As a boxing blogger and part time writer it is rare that I get to watch the sport purely as a fan anymore. I chose to watch the fight that most felt would be the fight of the year from a pure fan stand point but could not help myself when it came to remaining silent. The fight was an exciting back and forth battle that many are already hailing as the front runner for fight of the year and the scoring has already become a serious point of controversy, Ultimately, Juan Francisco Estrada emerged victorious in a great rematch eight years in the making but many have been grumbling about the decision and are demanding we see a rematch in eight months not the eight years it took for an initial rematch between the two. While two of the judges had the contest scored 115-113 each way, Carlos Sucre had the fight scored a wide 117-111 which drew serious criticism from boxing fans and those inside the industry. Sucre has since been suspended by the WBA and is facing evaluation for his wide scorecard. I decided to score the bout myself and draw my own conclusions regarding the decision and the fight as a whole.
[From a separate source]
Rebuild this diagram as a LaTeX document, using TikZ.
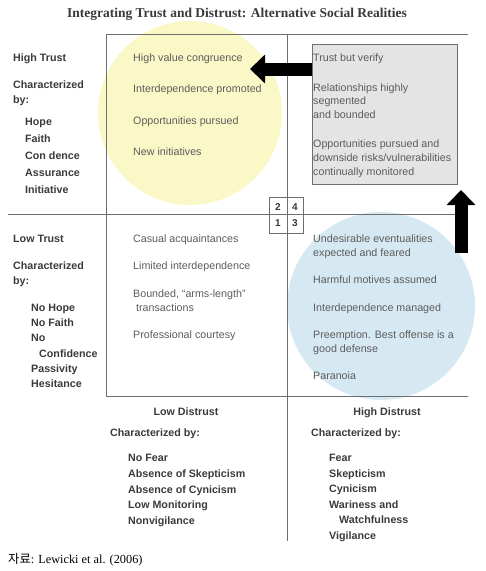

Bout: Unified Bantamweight Title123456789101112Final
Estrada10910109101099999113
Gonzalez9 109910991010101010115

I will conclude that I do not feel that this fight was the robbery that fans and pundits have listed it as. 117-111 was inappropriately wide and gives off the feeling that the decision was not on the level but the other scores turned in reflect the closely contested fight we saw Saturday night. I don’t hold up Chris Mannix of Sports Illustrated and the DAZN team as a very good scorer of boxing matches like I would Harold Lederman but he did score it around the same score as me. However, he had Gonzalez solidly ahead after 5 rounds with a 49-46 Gonzalez card that differs greatly from my scoring. I felt early on that Estrada scored the meaningful punches and landed more frequently at the end of his punches thus achieving noticeable snap. Gonzalez landed inside but I felt he did not jar Estrada’s head thus making the shots appear less impactful therefore less effective. As the fight went on I felt that Gonzalez became the more effective puncher with his shorter and more compact blows. Though Estrada tried to box effectively from the outside, Gonzalez began to catch more of his work in his gloves and scored effectively with both hands. Estrada’s accuracy began to wane down the stretch and I thought Gonzalez swept the final third of the fight, solidifying a victory for him on my card. I feel my card was a little beneficial to Estrada early on but am still hesitant to declare this fight a robbery despite my scorecard. A rematch seems likely despite the great Thai fighter Rungvisai holding mandatory status to face Estrada.

On the undercard Jessica McCaskill of Chicago, Illinois won a wide unanimous decision over Cecilia Braekhus to retain her undisputed welterweight championship. DAZN’s commentary team tried to force a narrative that this fight was close when the wide scores in favor of McCaskill were read at 100-89, 99-90 and 98-91. I did not think this contest was close at all despite Chris Mannix’s declarations. McCaskill won the first five rounds clearly and possibly the initial seven. Braekhus started to box on her toes in round six but lost the seventh with a point deduction for excessive holding. The fight was arguably 6-1 with a 10-8 round or 7-0 with a 10-8 round heading into the eighth and the DAZN team was pretending this was a close fight, up in the air heading into the tenth. McCaskill won this fight going away in what was a very exciting woman’s main event. Women’s boxing has seen a renaissance these past few years with Katie Taylor’s two great fights with Delfine Persoon, McCaskill upsetting and winning the rematch vs Braekhus, Terri Harper winning a war against Natasha Jonas and Claressa Shields gaining undisputed status at two different weight divisions and looking for greatness in future fights.